You can definitely do really cool things with the sequencer and a chopped sample.

1 Like

Thanks Dr Sticks!

Question though: Does this imply that there is less room than 10 per track? Makes sense, as my opz doesn’t let me add 10 per track.

read the whole thing.
says 32mb but i believe its actually 24mb is your memory limit for sample kits
the other 8mb is reserved for bounces

thats your limitation, not the number of kits

i don’t have a Z anymore but when i did i was able to fill some tracks up w/ 10 kits
but then i ran out of memory.

the import.log file that is generated on your Z will tell u how much space u have left
as well as any errors importing and such

2 Likes

Being able to save different parameters to the same sample in different position would be really useful.
I’m eager to this try later !

I was missing out on the plug preset saving to the white keyboard keys.:man_shrugging:
The different user samples act like a plugin and the presets settings are shared between all the slots with the same sample loaded across different patterns and projects. Pretty cool.

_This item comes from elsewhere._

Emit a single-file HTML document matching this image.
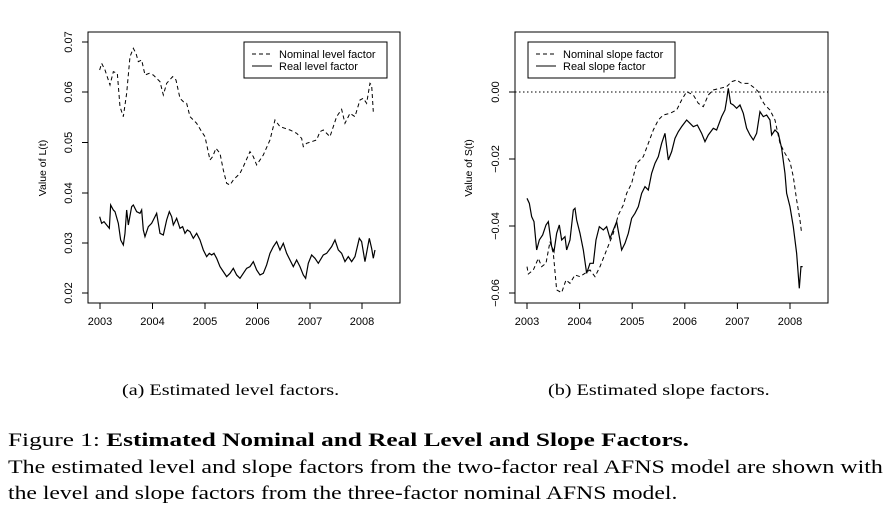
<!DOCTYPE html>
<html><head><meta charset="utf-8"><style>
body{margin:0;background:#fff;width:890px;height:527px;overflow:hidden;position:relative;font-family:"Liberation Serif",serif;}
svg{position:absolute;left:0;top:0}
.t{font-family:"Liberation Sans",sans-serif;font-size:11px;fill:#000}
.cap{position:absolute;font-size:16px;white-space:nowrap;transform-origin:0 0;transform:scaleX(1.26)}
.fig{position:absolute;left:8px;font-size:19px;white-space:nowrap;line-height:26px;transform-origin:0 0}
</style></head><body>
<svg width="890" height="527" viewBox="0 0 890 527">
<!-- Left plot -->
<rect x="88" y="32" width="312" height="271" fill="none" stroke="#000" stroke-width="1"/>
<g stroke="#000" stroke-width="1">
<line x1="100" y1="303" x2="362" y2="303"/>
<line x1="100" y1="303" x2="100" y2="309"/><line x1="152.5" y1="303" x2="152.5" y2="309"/><line x1="205" y1="303" x2="205" y2="309"/><line x1="257.5" y1="303" x2="257.5" y2="309"/><line x1="310" y1="303" x2="310" y2="309"/><line x1="362" y1="303" x2="362" y2="309"/>
<line x1="88" y1="42" x2="88" y2="293"/>
<line x1="82" y1="42" x2="88" y2="42"/><line x1="82" y1="92" x2="88" y2="92"/><line x1="82" y1="142.5" x2="88" y2="142.5"/><line x1="82" y1="193" x2="88" y2="193"/><line x1="82" y1="243" x2="88" y2="243"/><line x1="82" y1="293" x2="88" y2="293"/>
</g>
<g class="t" text-anchor="middle">
<text x="100" y="325">2003</text><text x="152.5" y="325">2004</text><text x="205" y="325">2005</text><text x="257.5" y="325">2006</text><text x="310" y="325">2007</text><text x="362" y="325">2008</text>
<text transform="translate(72,42) rotate(-90)">0.07</text><text transform="translate(72,92) rotate(-90)">0.06</text><text transform="translate(72,142.5) rotate(-90)">0.05</text><text transform="translate(72,193) rotate(-90)">0.04</text><text transform="translate(72,243) rotate(-90)">0.03</text><text transform="translate(72,293) rotate(-90)">0.02</text>
<text transform="translate(46,168) rotate(-90)" style="font-size:10.5px">Value of L(t)</text>
</g>
<rect x="244" y="42" width="143" height="36" fill="#fff" stroke="#000"/>
<line x1="252" y1="54" x2="272" y2="54" stroke="#000" stroke-dasharray="4,3"/>
<line x1="252" y1="66" x2="272" y2="66" stroke="#000"/>
<text class="t" x="279" y="58">Nominal level factor</text>
<text class="t" x="279" y="70">Real level factor</text>
<g transform="translate(30,20) scale(0.3333)" fill="none" stroke="#000">
<polyline vector-effect="non-scaling-stroke" stroke-width="1" stroke-dasharray="4,3" points="209,150 215,130 225,150 240,195 250,155 262,160 270,260 280,290 290,220 300,110 310,85 318,100 325,125 335,120 345,165 358,160 370,165 390,185 400,225 410,190 428,170 438,180 450,235 460,245 470,250 480,290 500,310 515,335 525,350 540,420 548,410 558,385 570,400 580,450 590,490 600,495 610,480 620,470 630,460 640,440 660,395 670,410 680,435 700,405 720,360 735,300 750,320 765,325 780,330 800,340 815,355 820,380 830,370 845,365 860,360 870,335 880,330 900,350 910,320 920,290 935,268 945,310 960,280 975,290 990,240 1000,235 1010,250 1020,190 1025,195 1030,275"/>
<polyline vector-effect="non-scaling-stroke" stroke-width="1.2" points="209,590 215,610 222,605 230,615 238,625 242,555 250,570 255,575 265,610 272,660 280,675 285,640 290,570 295,615 305,560 310,555 320,575 330,580 335,570 340,630 345,650 355,620 365,610 370,600 380,580 390,640 400,645 410,600 418,575 425,590 430,615 440,595 450,625 458,620 465,640 472,630 480,635 490,655 500,640 510,660 520,690 530,710 538,700 545,705 552,700 560,715 570,740 580,755 590,770 600,760 610,745 620,765 630,775 640,760 650,745 660,740 670,725 680,750 690,765 700,760 710,735 720,700 730,680 740,665 750,690 760,670 770,700 780,720 790,740 800,720 810,740 820,765 827,775 835,730 845,705 855,715 865,730 880,705 890,700 905,680 915,660 925,690 935,700 945,725 955,710 965,725 975,710 988,655 995,665 1005,725 1018,655 1025,685 1030,715 1035,690"/>
</g>

<!-- Right plot -->
<rect x="515" y="32" width="313" height="271" fill="none" stroke="#000"/>
<g stroke="#000" stroke-width="1">
<line x1="527" y1="303" x2="790" y2="303"/>
<line x1="527" y1="303" x2="527" y2="309"/><line x1="579.6" y1="303" x2="579.6" y2="309"/><line x1="632.2" y1="303" x2="632.2" y2="309"/><line x1="684.8" y1="303" x2="684.8" y2="309"/><line x1="737.4" y1="303" x2="737.4" y2="309"/><line x1="790" y1="303" x2="790" y2="309"/>
<line x1="515" y1="92" x2="515" y2="293"/>
<line x1="509" y1="92" x2="515" y2="92"/><line x1="509" y1="159" x2="515" y2="159"/><line x1="509" y1="226" x2="515" y2="226"/><line x1="509" y1="293" x2="515" y2="293"/>
</g>
<line x1="515" y1="92" x2="828" y2="92" stroke="#000" stroke-dasharray="1.5,2.5"/>
<g class="t" text-anchor="middle">
<text x="527" y="325">2003</text><text x="579.6" y="325">2004</text><text x="632.2" y="325">2005</text><text x="684.8" y="325">2006</text><text x="737.4" y="325">2007</text><text x="790" y="325">2008</text>
<text transform="translate(499,92) rotate(-90)">0.00</text><text transform="translate(499,159) rotate(-90)">−0.02</text><text transform="translate(499,226) rotate(-90)">−0.04</text><text transform="translate(499,293) rotate(-90)">−0.06</text>
<text transform="translate(472,168) rotate(-90)" style="font-size:10.5px">Value of S(t)</text>
</g>
<rect x="528" y="42" width="147" height="36" fill="#fff" stroke="#000"/>
<line x1="536" y1="54" x2="556" y2="54" stroke="#000" stroke-dasharray="4,3"/>
<line x1="536" y1="66" x2="556" y2="66" stroke="#000"/>
<text class="t" x="563" y="58">Nominal slope factor</text>
<text class="t" x="563" y="70">Real slope factor</text>
<g transform="translate(460,20) scale(0.3333)" fill="none" stroke="#000">
<polyline vector-effect="non-scaling-stroke" stroke-width="1" stroke-dasharray="4,3" points="201,740 205,762 220,750 235,715 245,740 258,730 270,665 280,700 290,810 305,818 318,780 330,790 345,765 360,770 375,760 390,750 405,770 420,740 440,690 460,640 475,585 490,555 500,520 515,490 530,430 550,410 565,370 580,330 595,300 610,285 630,280 650,270 665,240 680,215 700,225 715,250 730,260 745,225 760,210 780,205 800,200 815,185 830,180 845,190 865,190 885,205 895,215 905,240 915,255 930,270 945,300 960,370 975,400 990,425 1000,470 1010,540 1020,600 1025,640"/>
<polyline vector-effect="non-scaling-stroke" stroke-width="1.2" points="201,535 208,550 215,590 222,605 230,690 238,660 248,645 258,615 265,605 275,680 282,695 290,640 298,615 305,660 315,650 320,690 330,660 340,570 345,565 350,600 360,640 370,690 380,760 390,730 400,730 408,660 418,620 430,630 440,620 450,655 460,630 470,605 478,650 485,690 495,670 505,640 515,595 525,580 535,560 545,520 555,500 565,510 575,460 585,430 595,410 605,370 615,340 625,420 635,395 645,355 655,335 665,320 680,300 690,310 700,320 712,315 725,340 735,365 745,345 760,325 770,330 785,290 795,270 800,240 805,205 812,250 820,255 830,265 840,255 850,280 860,325 870,345 880,360 890,340 900,275 910,290 920,285 930,300 935,345 945,330 955,340 965,385 975,460 980,520 990,560 1000,620 1010,700 1018,805 1023,740 1028,740"/>
</g>
</svg>
<div class="cap" style="left:122px;top:382px">(a) Estimated level factors.</div>
<div class="cap" style="left:548px;top:382px">(b) Estimated slope factors.</div>
<div class="fig" style="top:428px;transform:scaleX(1.33)">Figure 1: <b>Estimated Nominal and Real Level and Slope Factors.</b></div>
<div class="fig" style="top:455px;transform:scaleX(1.26)">The estimated level and slope factors from the two-factor real AFNS model are shown with</div>
<div class="fig" style="top:481px;transform:scaleX(1.245)">the level and slope factors from the three-factor nominal AFNS model.</div>
</body></html>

I’ve been using a combination of homogenous and mixed sample kits in my OPz and find it to be a really good compromise. For instance in one kit, the first half of the kit will all be kick drums, which lets me do things like layer or swap out sounds on fills. The second half of the kit will be different snares, IE so I can mix kick and snares on one track for more sounds.

Gives me options and means I can always have the same kits loaded on the Z at all times. Better than having to swap things out with the computer.